I have run into a problem that is not a bug, but a limitation with how the file browser is designed. It is not a bug so I can’t report it as such, and it is not quite a feature request, well, maybe some.
-Anyway, while the file browser is open to save a file, I can’t see the full name of long filenames unless I click on each one, and I can’t slide the column divider over like most other programs in the whole world.
-When I DO click on a file, the extension stays the same regardless of the type of file I click on (only if the browser is open to save). There doesn’t seem to be any kind of wildcard or text filter anywhere, and the default file type in the lower left is blank if it hasn’t been changed.
I often save files using some variation of other filenames, especially when they are long (ie ‘gamename_date_time_render#’ type of names) and not being able to examine the folders full file-names, including the correct extension is very annoying. I end up dropping to a Windows folder browser.
I love Blender and the hard-working contributors who have put so much power and versatility into it. I have watched it evolve since maybe 1996 (almost from the initial release to open-source) from an interesting but obscure little modeling program to the powerhouse it is today.
But the not-made-here syndrome when it comes to universally established conventions can be really frustrating sometimes.

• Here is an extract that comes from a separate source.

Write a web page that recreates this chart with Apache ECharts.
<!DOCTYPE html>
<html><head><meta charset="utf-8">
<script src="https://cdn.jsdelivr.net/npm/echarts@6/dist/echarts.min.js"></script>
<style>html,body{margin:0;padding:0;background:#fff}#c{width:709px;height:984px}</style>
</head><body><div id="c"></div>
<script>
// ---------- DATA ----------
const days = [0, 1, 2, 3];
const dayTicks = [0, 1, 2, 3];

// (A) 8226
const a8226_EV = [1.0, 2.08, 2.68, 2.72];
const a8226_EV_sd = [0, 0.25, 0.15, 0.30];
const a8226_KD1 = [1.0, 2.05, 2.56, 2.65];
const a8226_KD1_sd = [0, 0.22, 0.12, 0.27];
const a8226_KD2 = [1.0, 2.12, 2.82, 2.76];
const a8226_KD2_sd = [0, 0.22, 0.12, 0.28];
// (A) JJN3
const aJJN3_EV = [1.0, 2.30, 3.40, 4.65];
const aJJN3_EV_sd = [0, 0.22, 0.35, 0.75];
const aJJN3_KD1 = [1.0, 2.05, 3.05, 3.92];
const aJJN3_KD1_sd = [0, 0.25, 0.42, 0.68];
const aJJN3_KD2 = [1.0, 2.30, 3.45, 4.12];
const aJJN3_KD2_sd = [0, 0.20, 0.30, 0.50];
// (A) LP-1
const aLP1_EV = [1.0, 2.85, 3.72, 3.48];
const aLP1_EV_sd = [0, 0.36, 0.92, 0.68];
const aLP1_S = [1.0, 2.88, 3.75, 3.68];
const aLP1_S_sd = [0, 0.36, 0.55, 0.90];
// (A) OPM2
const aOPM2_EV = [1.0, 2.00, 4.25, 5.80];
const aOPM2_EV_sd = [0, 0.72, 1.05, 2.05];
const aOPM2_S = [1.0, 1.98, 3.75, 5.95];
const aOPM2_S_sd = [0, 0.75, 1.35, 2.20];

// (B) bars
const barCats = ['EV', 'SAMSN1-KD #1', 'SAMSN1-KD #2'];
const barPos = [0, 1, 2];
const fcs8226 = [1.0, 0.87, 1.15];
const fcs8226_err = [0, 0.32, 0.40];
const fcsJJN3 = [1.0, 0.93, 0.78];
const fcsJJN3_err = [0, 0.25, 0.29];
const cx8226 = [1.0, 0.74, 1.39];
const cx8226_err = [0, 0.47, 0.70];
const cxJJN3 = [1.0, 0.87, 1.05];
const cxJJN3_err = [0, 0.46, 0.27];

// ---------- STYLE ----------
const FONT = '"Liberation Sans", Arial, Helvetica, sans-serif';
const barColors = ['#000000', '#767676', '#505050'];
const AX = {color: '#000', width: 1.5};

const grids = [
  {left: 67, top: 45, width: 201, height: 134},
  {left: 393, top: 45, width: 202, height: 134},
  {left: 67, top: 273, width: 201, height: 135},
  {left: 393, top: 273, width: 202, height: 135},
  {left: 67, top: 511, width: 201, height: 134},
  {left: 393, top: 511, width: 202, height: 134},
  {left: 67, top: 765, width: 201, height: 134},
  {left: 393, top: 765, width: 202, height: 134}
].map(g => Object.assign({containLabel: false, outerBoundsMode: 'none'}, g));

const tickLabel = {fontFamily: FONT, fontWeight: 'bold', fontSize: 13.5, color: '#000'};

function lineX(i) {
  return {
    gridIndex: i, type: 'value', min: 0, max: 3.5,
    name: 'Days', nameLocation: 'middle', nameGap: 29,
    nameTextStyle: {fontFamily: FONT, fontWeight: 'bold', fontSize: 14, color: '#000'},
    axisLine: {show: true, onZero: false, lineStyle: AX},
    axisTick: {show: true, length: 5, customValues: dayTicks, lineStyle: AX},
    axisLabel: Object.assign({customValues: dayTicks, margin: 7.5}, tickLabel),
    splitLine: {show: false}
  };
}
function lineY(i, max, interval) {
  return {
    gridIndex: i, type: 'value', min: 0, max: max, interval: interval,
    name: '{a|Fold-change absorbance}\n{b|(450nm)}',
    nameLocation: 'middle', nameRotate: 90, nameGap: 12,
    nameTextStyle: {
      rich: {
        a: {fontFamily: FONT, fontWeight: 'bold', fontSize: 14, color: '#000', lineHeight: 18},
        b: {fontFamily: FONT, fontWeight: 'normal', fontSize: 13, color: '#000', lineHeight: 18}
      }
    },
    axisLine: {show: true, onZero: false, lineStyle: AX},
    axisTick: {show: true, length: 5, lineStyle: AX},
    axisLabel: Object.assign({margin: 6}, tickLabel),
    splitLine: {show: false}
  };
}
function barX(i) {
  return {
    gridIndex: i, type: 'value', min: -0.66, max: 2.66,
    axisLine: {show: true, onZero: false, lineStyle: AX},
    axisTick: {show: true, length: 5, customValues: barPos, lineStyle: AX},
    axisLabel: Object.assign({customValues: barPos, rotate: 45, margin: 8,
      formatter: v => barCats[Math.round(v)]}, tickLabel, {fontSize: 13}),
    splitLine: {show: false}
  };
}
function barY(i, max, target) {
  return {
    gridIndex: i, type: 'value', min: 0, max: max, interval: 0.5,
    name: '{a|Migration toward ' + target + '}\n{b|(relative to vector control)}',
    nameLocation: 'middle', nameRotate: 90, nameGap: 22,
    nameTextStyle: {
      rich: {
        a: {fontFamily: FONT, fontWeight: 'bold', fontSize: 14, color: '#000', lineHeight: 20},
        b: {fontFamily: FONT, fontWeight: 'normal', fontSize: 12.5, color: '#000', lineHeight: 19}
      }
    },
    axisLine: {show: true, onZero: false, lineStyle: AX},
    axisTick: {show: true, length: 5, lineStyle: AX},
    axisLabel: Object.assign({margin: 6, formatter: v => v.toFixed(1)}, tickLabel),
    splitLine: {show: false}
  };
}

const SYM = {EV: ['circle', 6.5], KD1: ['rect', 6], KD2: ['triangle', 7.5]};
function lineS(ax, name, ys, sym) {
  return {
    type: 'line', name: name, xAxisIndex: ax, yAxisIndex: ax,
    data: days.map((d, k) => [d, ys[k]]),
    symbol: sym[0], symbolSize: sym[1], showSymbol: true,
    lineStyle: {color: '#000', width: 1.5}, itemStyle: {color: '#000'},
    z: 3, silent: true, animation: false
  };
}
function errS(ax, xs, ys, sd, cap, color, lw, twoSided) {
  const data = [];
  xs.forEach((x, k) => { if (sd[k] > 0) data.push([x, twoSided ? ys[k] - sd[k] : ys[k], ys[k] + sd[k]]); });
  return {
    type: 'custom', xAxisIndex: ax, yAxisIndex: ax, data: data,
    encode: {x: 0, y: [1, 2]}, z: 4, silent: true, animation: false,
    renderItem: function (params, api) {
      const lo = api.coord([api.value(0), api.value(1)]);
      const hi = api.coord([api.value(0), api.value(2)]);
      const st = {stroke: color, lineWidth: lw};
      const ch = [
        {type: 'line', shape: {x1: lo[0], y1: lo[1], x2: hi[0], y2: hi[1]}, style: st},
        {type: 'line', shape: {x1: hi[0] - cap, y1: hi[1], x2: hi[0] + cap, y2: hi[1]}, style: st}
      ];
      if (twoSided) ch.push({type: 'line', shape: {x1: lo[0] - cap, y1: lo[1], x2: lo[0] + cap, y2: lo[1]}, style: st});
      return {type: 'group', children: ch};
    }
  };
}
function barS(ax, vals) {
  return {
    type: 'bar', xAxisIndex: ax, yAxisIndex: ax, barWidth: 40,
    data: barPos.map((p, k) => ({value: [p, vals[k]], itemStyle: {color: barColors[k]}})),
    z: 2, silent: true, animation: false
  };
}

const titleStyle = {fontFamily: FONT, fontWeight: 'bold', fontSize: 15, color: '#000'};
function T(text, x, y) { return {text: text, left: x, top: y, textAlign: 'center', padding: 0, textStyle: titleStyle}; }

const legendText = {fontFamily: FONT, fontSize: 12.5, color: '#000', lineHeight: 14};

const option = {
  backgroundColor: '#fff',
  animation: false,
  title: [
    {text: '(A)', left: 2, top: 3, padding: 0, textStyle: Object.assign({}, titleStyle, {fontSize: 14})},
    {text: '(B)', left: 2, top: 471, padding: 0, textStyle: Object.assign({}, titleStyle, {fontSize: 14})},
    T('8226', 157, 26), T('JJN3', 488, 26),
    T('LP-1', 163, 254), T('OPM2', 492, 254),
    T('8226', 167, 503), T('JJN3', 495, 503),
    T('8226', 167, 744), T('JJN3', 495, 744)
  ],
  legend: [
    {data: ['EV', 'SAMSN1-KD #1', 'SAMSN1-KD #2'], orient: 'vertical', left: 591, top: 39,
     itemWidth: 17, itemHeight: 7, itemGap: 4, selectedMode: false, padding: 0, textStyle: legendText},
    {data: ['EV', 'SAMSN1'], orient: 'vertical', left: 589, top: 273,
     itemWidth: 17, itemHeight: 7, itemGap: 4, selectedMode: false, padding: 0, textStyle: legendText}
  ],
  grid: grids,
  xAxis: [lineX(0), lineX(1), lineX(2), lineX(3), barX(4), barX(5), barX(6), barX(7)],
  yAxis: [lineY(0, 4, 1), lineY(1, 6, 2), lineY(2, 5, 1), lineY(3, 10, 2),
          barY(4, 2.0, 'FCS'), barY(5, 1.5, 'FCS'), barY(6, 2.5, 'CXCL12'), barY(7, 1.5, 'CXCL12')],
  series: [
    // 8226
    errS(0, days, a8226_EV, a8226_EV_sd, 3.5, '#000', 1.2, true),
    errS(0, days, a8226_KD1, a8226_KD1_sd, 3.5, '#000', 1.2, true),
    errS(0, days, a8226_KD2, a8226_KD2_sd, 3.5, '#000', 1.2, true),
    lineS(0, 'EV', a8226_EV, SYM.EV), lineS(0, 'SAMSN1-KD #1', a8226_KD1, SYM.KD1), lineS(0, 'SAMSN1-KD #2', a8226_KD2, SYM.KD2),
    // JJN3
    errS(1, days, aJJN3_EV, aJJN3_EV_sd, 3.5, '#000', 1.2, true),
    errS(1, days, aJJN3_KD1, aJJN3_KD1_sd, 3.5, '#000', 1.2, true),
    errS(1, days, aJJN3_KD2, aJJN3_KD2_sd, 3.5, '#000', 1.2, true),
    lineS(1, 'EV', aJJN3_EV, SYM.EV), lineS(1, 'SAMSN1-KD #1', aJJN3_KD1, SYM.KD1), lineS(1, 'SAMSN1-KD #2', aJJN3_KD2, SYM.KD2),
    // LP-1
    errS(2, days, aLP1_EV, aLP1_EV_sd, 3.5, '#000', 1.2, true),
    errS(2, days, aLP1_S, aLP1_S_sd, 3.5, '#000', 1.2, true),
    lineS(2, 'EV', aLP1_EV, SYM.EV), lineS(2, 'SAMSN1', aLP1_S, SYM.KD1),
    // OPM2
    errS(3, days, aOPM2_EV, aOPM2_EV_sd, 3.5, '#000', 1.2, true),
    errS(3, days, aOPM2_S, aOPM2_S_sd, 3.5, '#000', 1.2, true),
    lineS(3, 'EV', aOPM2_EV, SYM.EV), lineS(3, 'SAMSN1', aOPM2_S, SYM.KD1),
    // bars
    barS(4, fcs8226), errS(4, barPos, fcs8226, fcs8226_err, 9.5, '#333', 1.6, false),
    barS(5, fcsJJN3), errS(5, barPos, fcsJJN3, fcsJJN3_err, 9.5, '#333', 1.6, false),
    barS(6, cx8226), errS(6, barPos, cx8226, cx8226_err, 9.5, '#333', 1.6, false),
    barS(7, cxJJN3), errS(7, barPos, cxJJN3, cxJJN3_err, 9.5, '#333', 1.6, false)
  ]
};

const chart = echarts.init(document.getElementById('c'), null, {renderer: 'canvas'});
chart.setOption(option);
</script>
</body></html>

I have learned to right-click-for-selecting so well that I find my fingers stumbling when I am in other software (‘x’ does not delete outside of Blender, I keep telling my fingers, same with ‘g’, ‘s’, ‘r’, and so on). Having to switch muscle-memory between software is really bad form IMHO.
Does anybody know anybody who can switch between Dvorak and conventional keyboards with ease? I suppose it might be like a language; with enough exposure your brain starts to think in-context rather than constantly converting, but I don’t know how true that is for muscle memory.
(I’m getting old and my typing dexterity was always rather poor anyway, and fast switching in focus and context are harder as you get older, sigh.)